▸ **Aim**: Scan the listing below and copy every line holding "with".

▸ **Provided material**:

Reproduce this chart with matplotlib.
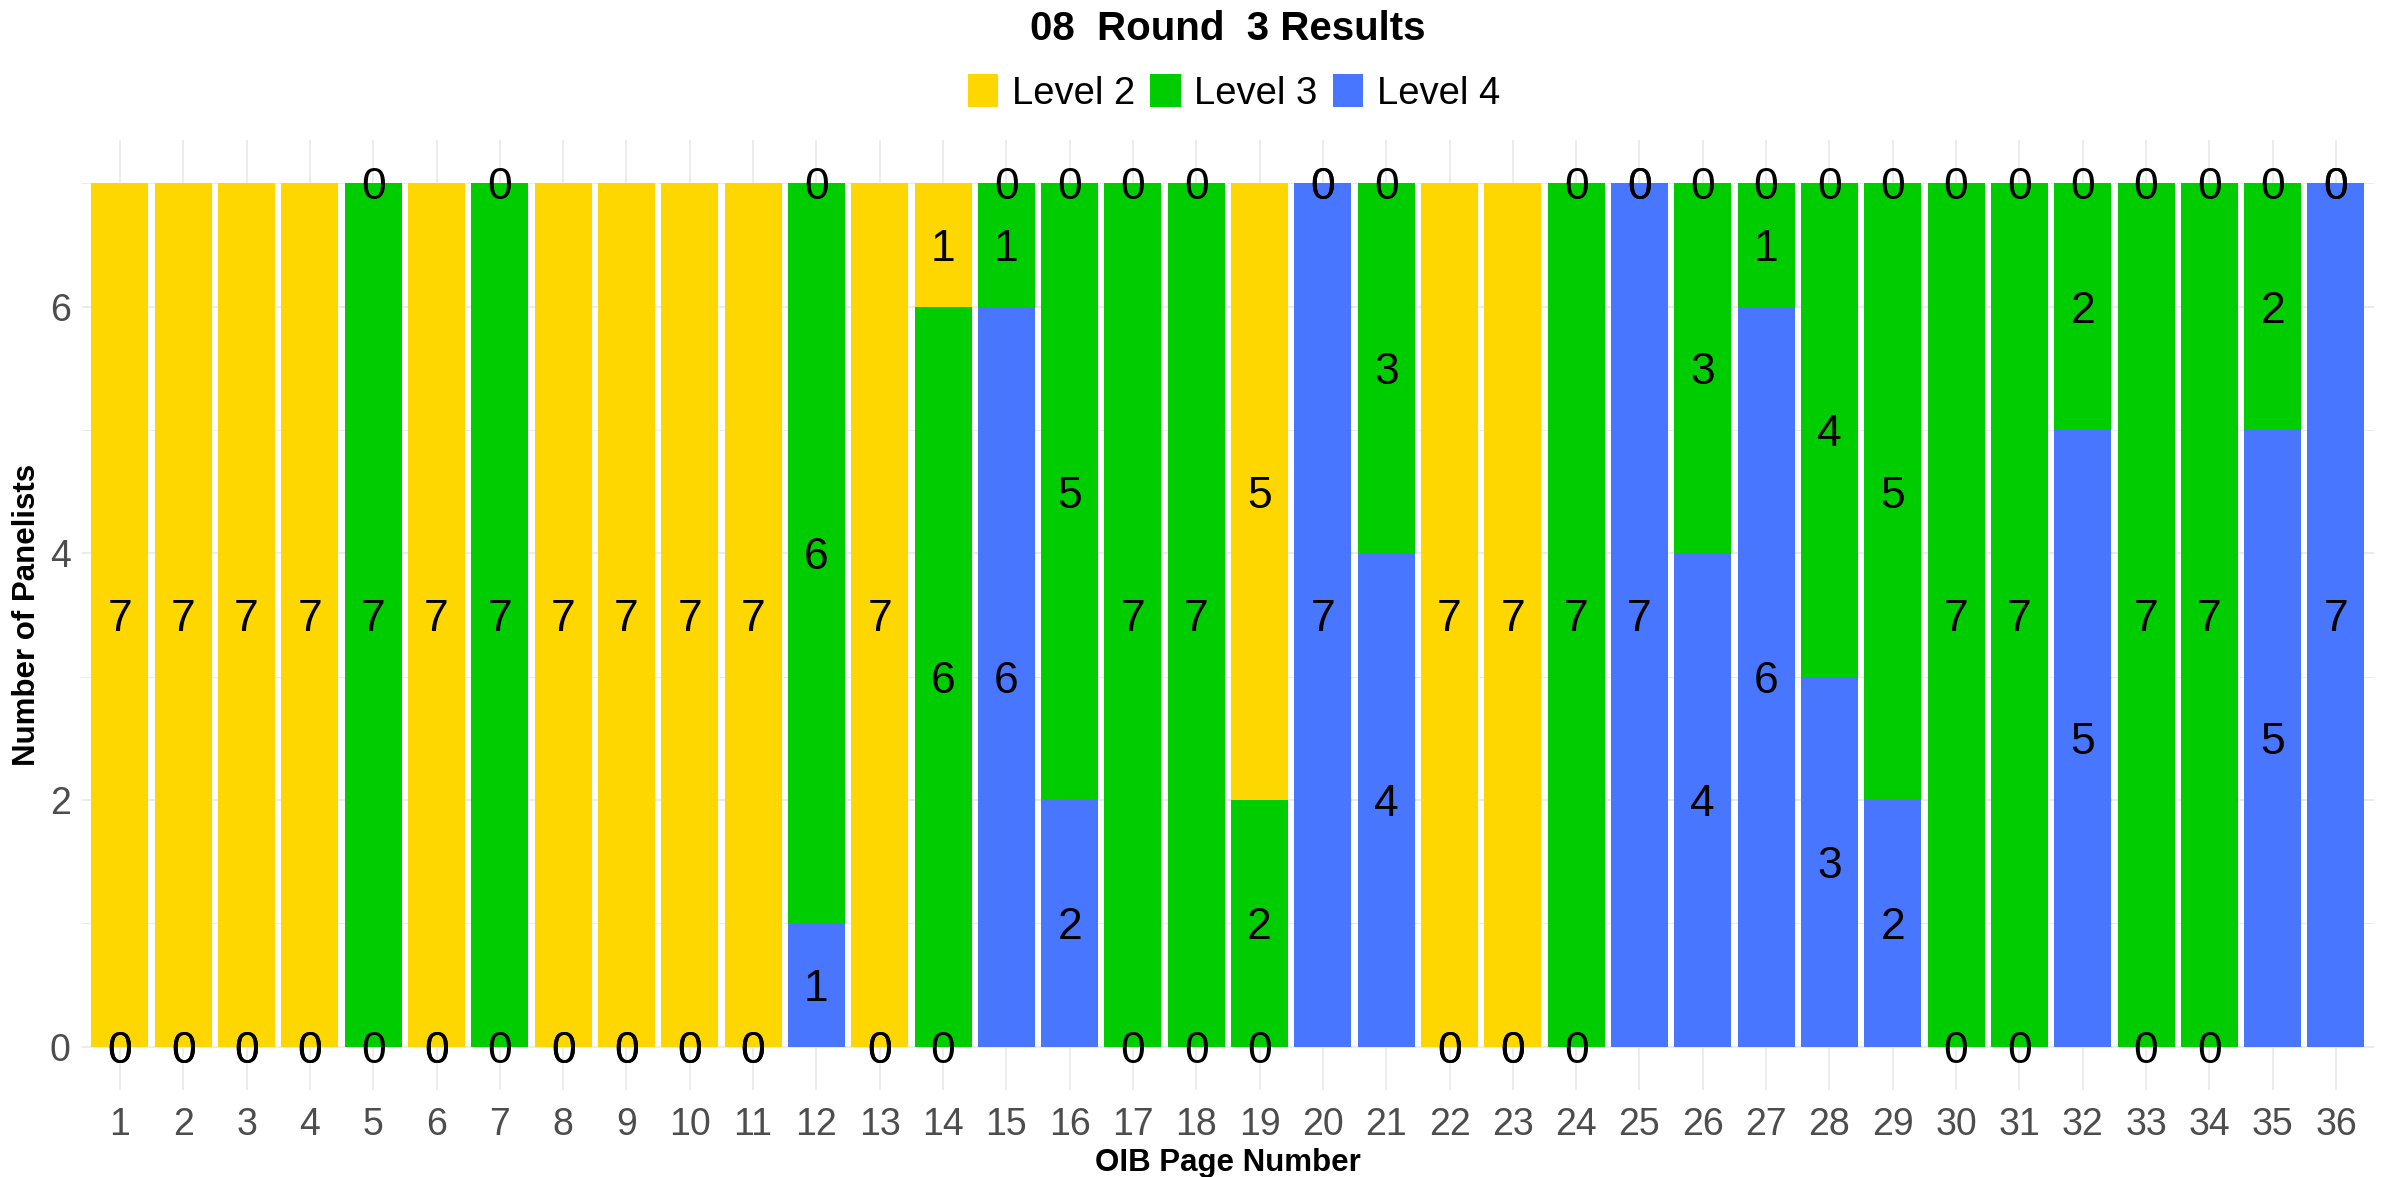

==

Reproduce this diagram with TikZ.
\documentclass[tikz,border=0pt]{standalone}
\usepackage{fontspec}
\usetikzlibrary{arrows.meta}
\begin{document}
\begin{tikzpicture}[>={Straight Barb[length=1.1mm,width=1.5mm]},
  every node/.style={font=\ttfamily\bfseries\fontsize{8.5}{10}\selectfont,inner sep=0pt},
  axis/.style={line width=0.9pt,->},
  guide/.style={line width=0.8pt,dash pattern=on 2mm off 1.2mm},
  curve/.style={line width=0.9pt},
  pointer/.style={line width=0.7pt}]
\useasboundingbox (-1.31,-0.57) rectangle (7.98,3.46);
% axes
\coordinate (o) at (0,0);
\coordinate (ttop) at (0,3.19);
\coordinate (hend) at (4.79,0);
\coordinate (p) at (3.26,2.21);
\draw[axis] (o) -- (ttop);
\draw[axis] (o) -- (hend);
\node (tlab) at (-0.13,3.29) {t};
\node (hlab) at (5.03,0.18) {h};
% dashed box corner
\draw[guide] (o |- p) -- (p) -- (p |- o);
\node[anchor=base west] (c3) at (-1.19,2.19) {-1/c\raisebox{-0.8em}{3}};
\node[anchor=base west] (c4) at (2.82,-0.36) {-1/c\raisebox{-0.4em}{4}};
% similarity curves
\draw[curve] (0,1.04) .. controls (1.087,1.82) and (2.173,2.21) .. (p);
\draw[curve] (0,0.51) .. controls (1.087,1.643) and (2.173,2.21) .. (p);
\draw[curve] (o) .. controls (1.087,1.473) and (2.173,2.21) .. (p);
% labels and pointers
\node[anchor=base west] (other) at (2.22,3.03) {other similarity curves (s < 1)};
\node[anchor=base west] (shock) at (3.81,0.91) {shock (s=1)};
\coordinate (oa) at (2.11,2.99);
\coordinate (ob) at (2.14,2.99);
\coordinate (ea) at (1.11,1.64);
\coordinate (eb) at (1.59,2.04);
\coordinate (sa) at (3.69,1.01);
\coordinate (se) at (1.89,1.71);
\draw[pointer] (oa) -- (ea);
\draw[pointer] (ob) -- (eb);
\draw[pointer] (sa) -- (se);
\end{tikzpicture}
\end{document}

▸ **Output below**:
Reproduce this chart with matplotlib.
Reproduce this diagram with TikZ.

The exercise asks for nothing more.